Tuesday, August 21, 2012
Life Goes On in Overdrive
Wouldn’t you know it – work demand and fleet maintenance demand are both on a rising curve. It started last Thursday when Victoria called me while sitting in Glinda on the side of the beltway. Something to the affect, “The Temp/Press light came on, now the car won’t start.” Ariel was nearby so she gave Victoria and Mikhaila, her passenger, a ride home. Later, after dinner, Victoria and I took the Suburban, loaded with the tow bar and it accoutrements, out to Glinda’s resting place. After we connected Glinda to the Suburban and made sure Glinda’s brake was off and the shifter was in neutral, I turned the key to restart the Suburban and all I head was clicking. A dead battery in the tow vehicle? Seriously?! With no jumper cables, I attempted to use Glinda’s battery but was thwarted by the post terminals versus the Suburban’s screw-on type. Finally, our savior pulled up behind us. Maryland’s State Highway Authority has service trucks roaming the highways looking to rescue poor folks with automotive breakdowns just like me. A quick jumpstart and we were on our way.
When I got home, I cleaned all the terminals and connection at and near the Suburban’s battery and that has fixed that problem. Glinda’s turn was the next day when I checked the fuel delivery to her carburetors. The pump wasn’t sending nearly enough fuel, so I swapped it with Luna’s and the problem was solved. A quick trip to Carquest and the offending pump was replaced under warranty and then installed in Luna’s engine.
Saturday, Victoria and I were finally able to attempt the installation of Luna’s new convertible top.
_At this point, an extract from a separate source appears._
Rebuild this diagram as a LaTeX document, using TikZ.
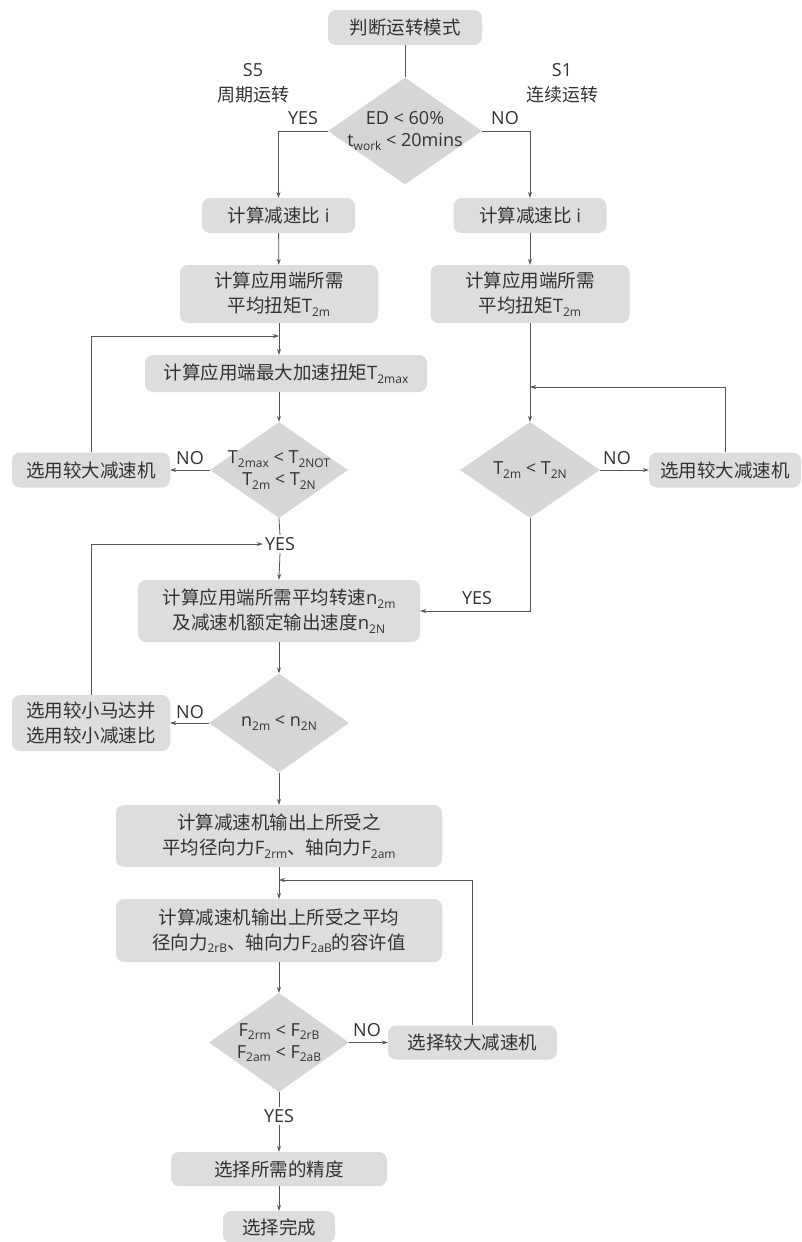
\documentclass[tikz,border=0pt]{standalone}
\usepackage{fontspec}
\setmainfont{Open Sans}
\newfontfamily\cjkfont{Noto Sans CJK SC}
\usetikzlibrary{shapes.geometric,arrows.meta}
\newcommand\zh[1]{{\cjkfont #1}}
\newcommand\subs[1]{\raisebox{-0.35ex}{\fontsize{12}{12}\selectfont #1}}
\definecolor{boxgray}{RGB}{221,221,221}
\definecolor{diagray}{RGB}{214,214,214}
\definecolor{txt}{RGB}{50,50,50}
\definecolor{ln}{RGB}{85,85,85}
\tikzset{
  box/.style={rectangle, rounded corners=8pt, fill=boxgray, inner sep=0pt, align=center,
    font=\fontsize{18.5}{25}\selectfont, text=txt},
  sz/.style 2 args={minimum width=#1, minimum height=#2},
  dia/.style={diamond, fill=diagray, inner sep=-40pt, align=center,
    font=\fontsize{18}{22}\selectfont, text=txt},
  lbl/.style={inner sep=2pt, font=\fontsize{18}{21}\selectfont, text=txt, align=center},
  line/.style={draw=ln, line width=0.8pt},
  arr/.style={line, -{Stealth[length=6pt,width=4pt]}}
}
\begin{document}
\begin{tikzpicture}[x=1pt,y=-1pt]
\useasboundingbox[fill=white] (0,0) rectangle (802,1242);
% nodes
\node[box, sz={154}{35}] (t0) at (405,27.5) {\zh{判断运转模式}};
\node[dia, minimum width=154, minimum height=107] (D1) at (405,131) {ED < 60\%\\t\subs{work} < 20mins};
\node[lbl] (s5) at (253,70) {S5};
\node[lbl] (s5t) at (253,95) {\zh{周期运转}};
\node[lbl] (s1) at (562,70) {S1};
\node[lbl] (s1t) at (562,95) {\zh{连续运转}};
\node[lbl] (yes1) at (303,118) {YES};
\node[lbl] (no1) at (505,118) {NO};

\node[box, sz={153}{35}] (L1) at (278.5,215.5) {\zh{计算减速比} i};
\node[box, sz={153}{35}] (R1) at (530,215.5) {\zh{计算减速比} i};
\node[box, sz={198}{58}] (L2) at (279,294) {\zh{计算应用端所需}\\\zh{平均扭矩}T\subs{2m}};
\node[box, sz={199}{58}] (R2) at (530,294) {\zh{计算应用端所需}\\\zh{平均扭矩}T\subs{2m}};
\node[box, sz={282}{37}] (L3) at (286,373.5) {\zh{计算应用端最大加速扭矩}T\subs{2max}};
\coordinate (jL) at (279,336);
\coordinate (jR) at (530,387);

\node[dia, minimum width=138, minimum height=96] (D2) at (279,470) {T\subs{2max} < T\subs{2NOT}\\T\subs{2m} < T\subs{2N}};
\node[box, sz={158}{35}] (LB1) at (91,470) {\zh{选用较大减速机}};
\node[lbl] (no2) at (190,458) {NO};
\node[dia, minimum width=140, minimum height=96] (DR) at (530,470) {T\subs{2m} < T\subs{2N}};
\node[box, sz={152}{35}] (RB1) at (725,470) {\zh{选用较大减速机}};
\node[lbl] (noR) at (617,458) {NO};

\node[lbl] (yes2) at (280,544) {YES};
\node[box, sz={282}{62}] (L4) at (279,611) {\zh{计算应用端所需平均转速}n\subs{2m}\\\zh{及减速机额定输出速度}n\subs{2N}};
\node[lbl] (yesR) at (477,598) {YES};

\node[dia, minimum width=140, minimum height=99] (D3) at (279,723) {n\subs{2m} < n\subs{2N}};
\node[box, sz={158}{56}] (LB2) at (91,723) {\zh{选用较小马达并}\\\zh{选用较小减速比}};
\node[lbl] (no3) at (190,712) {NO};

\node[box, sz={326}{62}] (L5) at (279,836) {\zh{计算减速机输出上所受之}\\\zh{平均径向力}F\subs{2rm}\zh{、轴向力}F\subs{2am}};
\coordinate (jB) at (279,880);
\node[box, sz={326}{63}] (L6) at (279,930.5) {\zh{计算减速机输出上所受之平均}\\\zh{径向力}\subs{2rB}\zh{、轴向力}F\subs{2aB}\zh{的容许值}};
\node[dia, minimum width=140, minimum height=99] (D4) at (279,1042.5) {F\subs{2rm} < F\subs{2rB}\\F\subs{2am} < F\subs{2aB}};
\node[box, sz={169}{34}] (RB2) at (472.5,1042.5) {\zh{选择较大减速机}};
\node[lbl] (no4) at (367,1030) {NO};
\node[lbl] (yes4) at (279,1116) {YES};
\node[box, sz={216}{34}] (L7) at (279,1169) {\zh{选择所需的精度}};
\node[box, sz={112}{32}] (L8) at (279,1227) {\zh{选择完成}};

% connectors
\draw[line] (t0) -- (D1);
\draw[arr] (D1.west) -| (L1.north);
\draw[arr] (D1.east) -| (R1.north);
\draw[arr] (L1) -- (L2);
\draw[arr] (R1) -- (R2);
\draw[arr] (L2.south) -- (L2.south |- L3.north);
\draw[arr] (LB1.north) |- (jL);
\draw[arr] (L3.south -| D2.north) -- (D2.north);
\draw[arr] (D2.west) -- (LB1.east);
\draw[line] (D2.south) -- (yes2.north);
\draw[arr] (yes2.south) -- (L4.north);
\draw[arr] (LB2.north) |- (yes2.west);
\draw[arr] (R2.south) -- (DR.north);
\draw[arr] (RB1.north) |- (jR);
\draw[arr] (DR.east) -- (RB1.west);
\draw[arr] (DR.south) |- (L4.east);
\draw[arr] (L4) -- (D3);
\draw[arr] (D3.west) -- (LB2.east);
\draw[arr] (D3) -- (L5);
\draw[arr] (L5) -- (L6);
\draw[arr] (RB2.north) |- (jB);
\draw[arr] (L6) -- (D4);
\draw[arr] (D4.east) -- (RB2.west);
\draw[line] (D4.south) -- (yes4.north);
\draw[arr] (yes4.south) -- (L7.north);
\draw[arr] (L7) -- (L8);
\end{tikzpicture}
\end{document}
I should’ve have known it would not be a good experience when my garage PC wouldn’t boot up. The next issue was the screws I’d bought were too large for the holes in the bow for attaching the new pads. I drilled and tapped for the screws I’d bought, so that problem was fixed. With the pads on, we move on to the rear window. The directions say to lay the new piece over the old one, and punch the mounting holes in the same place. We did that, followed by the same exercise for the well cover. After a successful test fit, I put a bunch of staples through window and well and into the trim sticks.
The directions were the same for the main top piece, but when the old was laid over the new, we discovered the tops were VERY different; too different to be usable. At that point, we were done. I sent the previous owner an e-mail telling him the top he’d included in the sale was not right and did he have any guess as to what it might fit. His response was that he’d gotten it from someone else who’d told him it was for a ’65 Corvair, so there’s a chance he’d gotten the year wrong and it fits an EM instead. I haven’t’ yet laid the top over Heidi’s, but I’d bet it fits.
The rest of Saturday was spent moving stuff around trying to free up space in the garage. The spare door we got went to the back stall with the LeMans, while the right front fender is leaning against the side of the house hidden by the shed and covered by a tarp.
Sunday we sold Victoria’s boat, so that freed up space in the driveway. Yahoo and TYL!
Finally, last night I started the assembly of the portable garage that had shown up at the house last Friday. The directions are easy to understand and simple to implement with all parts fitting nicely – so far. Once the trailer is gone (which will occur this evening), I’ll be out there with a ladder bolting all the subassemblies together – right on schedule for this weekend’s moving of Phil’s collection.